We have MLEs for double, triples, and SDTs ($\text{singles} + \text{doubles} + \text{triples}$). Some data do not provide SDT explicitly so we must calculate it if it is missing and discard the singles column. Then, we once again turn the data into "long" format the join it with the MLEs. This time, if an MLE is missing, we replace it with 1. For batters, we multiply by the MLE and for pitchers we divide. Then we return the data to a wide format.

p_year_adj %>% 
  mutate(SDT = ifelse(is.na(SDT), X1B + X2B + X3B, SDT)) %>% 
  select(-X1B) %>% 
  gather(Statistic, Count, -c(Level:TBF)) %>% 
  left_join(mles) %>% 
  mutate(Multiplier = ifelse(is.na(Multiplier), 1, Multiplier), 
         level_adj = Count / Multiplier) %>% 
  select(-Count, -Multiplier) %>% 
  spread(Statistic, level_adj) %>% 
  arrange(MLBID, Year)

This is implemented in the calc_MLEs function (though the columns are in a slightly different order). The results of this function are stored in the data/4-mles folder.

b_level_adj <- calc_MLEs(b_year_adj, mles, "bat")
p_level_adj <- calc_MLEs(p_year_adj, mles, "pit")
p_level_adj %>% arrange(MLBID, Year)

After these statistics are joined with the bio and position information, they are ready to be used for calculating similarity scores. Interested readers can refer to the "Calculating Similarity Scores" vignette for how similarity scores are calculated.

5) Record Missing Data

This step is implemented so the user may know which players have missing data. In the future, the Phillies database will be complete and missing data will not need to be recorded. So I am not going to explain how I implement the process of identifying and saving missing data.

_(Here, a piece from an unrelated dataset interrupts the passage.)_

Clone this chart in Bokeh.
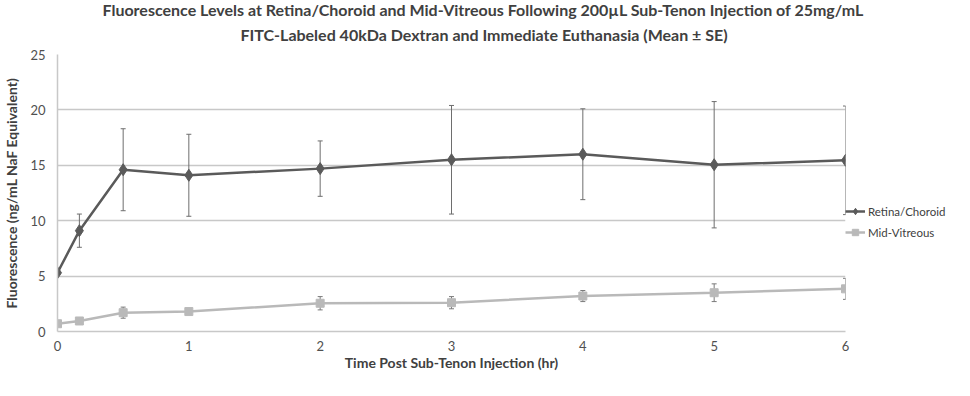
from bokeh.plotting import figure
from bokeh.models import (ColumnDataSource, Whisker, TeeHead, Legend, LegendItem,
                          Title, FixedTicker, Range1d)
from bokeh.embed import file_html
from bokeh.resources import INLINE

# ---- data ----
time_hr = [0, 1/6, 0.5, 1, 2, 3, 4, 5, 6]
retina_mean = [5.3, 9.1, 14.6, 14.1, 14.7, 15.5, 16.0, 15.05, 15.45]
retina_se = [0.15, 1.5, 3.7, 3.7, 2.5, 4.9, 4.1, 5.7, 4.9]
vitreous_mean = [0.7, 0.95, 1.7, 1.8, 2.55, 2.6, 3.2, 3.5, 3.85]
vitreous_se = [0.1, 0.1, 0.5, 0.1, 0.6, 0.55, 0.5, 0.8, 0.95]
series_names = ["Retina/Choroid", "Mid-Vitreous"]
x_ticks = [0, 1, 2, 3, 4, 5, 6]
y_ticks = [0, 5, 10, 15, 20, 25]
title_line1 = "Fluorescence Levels  at Retina/Choroid and Mid-Vitreous Following 200\u00b5L Sub-Tenon Injection of 25mg/mL"
title_line2 = "FITC-Labeled 40kDa Dextran  and Immediate Euthanasia (Mean \u00b1 SE)"
x_label = "Time Post Sub-Tenon Injection (hr)"
y_label = "Fluorescence (ng/mL NaF Equivalent)"

FONT = "Lato"

p = figure(frame_width=788, frame_height=277, output_backend="svg", toolbar_location=None,
           x_range=Range1d(0, 6), y_range=Range1d(0, 25),
           min_border_left=53, min_border_right=113, min_border_top=54, min_border_bottom=0)
p.outline_line_color = None
p.background_fill_color = "white"
p.border_fill_color = "white"

# grid
p.xgrid.grid_line_color = None
p.ygrid.grid_line_color = "#c8c8c8"
p.ygrid.grid_line_width = 1.5
p.ygrid.ticker = FixedTicker(ticks=y_ticks)

# axes
p.xaxis.ticker = FixedTicker(ticks=x_ticks)
p.yaxis.ticker = FixedTicker(ticks=y_ticks)
for ax in (p.xaxis[0], p.yaxis[0]):
    ax.major_tick_line_color = None
    ax.minor_tick_line_color = None
    ax.major_tick_out = 0
    ax.major_tick_in = 0
    ax.minor_tick_out = 0
    ax.axis_line_color = "#c8c8c8"
    ax.axis_line_width = 1.5
    ax.major_label_text_font = FONT
    ax.major_label_text_font_size = "13px"
    ax.major_label_text_color = "#505050"
    ax.axis_label_text_font = FONT
    ax.axis_label_text_font_style = "bold"
    ax.axis_label_text_font_size = "14px"
    ax.axis_label_text_color = "#404040"
p.xaxis.axis_label = x_label
p.yaxis.axis_label = y_label
p.xaxis.major_label_standoff = 9
p.xaxis.axis_label_standoff = 0
p.yaxis.major_label_standoff = 12
p.yaxis.axis_label_standoff = 7

# sources
r_src = ColumnDataSource(dict(x=time_hr, y=retina_mean,
                              lo=[m - s for m, s in zip(retina_mean, retina_se)],
                              hi=[m + s for m, s in zip(retina_mean, retina_se)]))
v_src = ColumnDataSource(dict(x=time_hr, y=vitreous_mean,
                              lo=[m - s for m, s in zip(vitreous_mean, vitreous_se)],
                              hi=[m + s for m, s in zip(vitreous_mean, vitreous_se)]))

R_COL = "#5a5a5a"
V_COL = "#b9b9b9"

for src, ecol in ((r_src, "#6e6e6e"), (v_src, "#7a7a7a")):
    w = Whisker(source=src, base="x", lower="lo", upper="hi", line_color=ecol, line_width=1,
                upper_head=TeeHead(size=5, line_color=ecol, line_width=1),
                lower_head=TeeHead(size=5, line_color=ecol, line_width=1))
    p.add_layout(w)

rl = p.line("x", "y", source=r_src, line_color=R_COL, line_width=2.5)
rm = p.scatter("x", "y", source=r_src, marker="diamond", size=12, fill_color=R_COL, line_color=R_COL)
vl = p.line("x", "y", source=v_src, line_color=V_COL, line_width=2.5)
vm = p.scatter("x", "y", source=v_src, marker="square", size=8, fill_color=V_COL, line_color=V_COL)

legend = Legend(items=[LegendItem(label=series_names[0], renderers=[rl, rm]),
                       LegendItem(label=series_names[1], renderers=[vl, vm])],
                location=(0, 91), orientation="vertical",
                border_line_color=None, background_fill_alpha=0,
                label_text_font=FONT, label_text_font_size="11.5px", label_text_color="#404040",
                glyph_width=20, glyph_height=16, label_standoff=3, spacing=5, padding=1, margin=0)
p.add_layout(legend, "right")

# title: two centred lines
t2 = Title(text=title_line2, align="left", offset=183, vertical_align="top", standoff=16.6,
           text_font=FONT, text_font_style="bold", text_font_size="16px", text_color="#404040")
t1 = Title(text=title_line1, align="left", offset=45, vertical_align="top", standoff=-10.4,
           text_font=FONT, text_font_style="bold", text_font_size="16px", text_color="#404040")
p.add_layout(t2, "above")
p.add_layout(t1, "above")

open("out.html", "w").write(file_html(p, INLINE))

If the reader is interested, see the identify_missing and identify_missing_positions functions. The missing information is stored in the "data-5-missing" folder.

6) Processing for Apps

To be used by the Shiny apps, the data must be processed a bit more. Since this tool will eventually be moved out of the Shiny apps and into PHIL, I will not explain this final step as it is customized for the Shiny apps. Interested readers can consult the final_clean, get_comp_app_data, get_curve_app_data, and update_apps functions.

Summary

Once again, the steps used to update and process the data are

I have described steps 2, 3, and 4 in detail because they will need to be completed regardless of the data source or the user interface. The other steps will have to be customized to fit whatever data and user interface are implemented.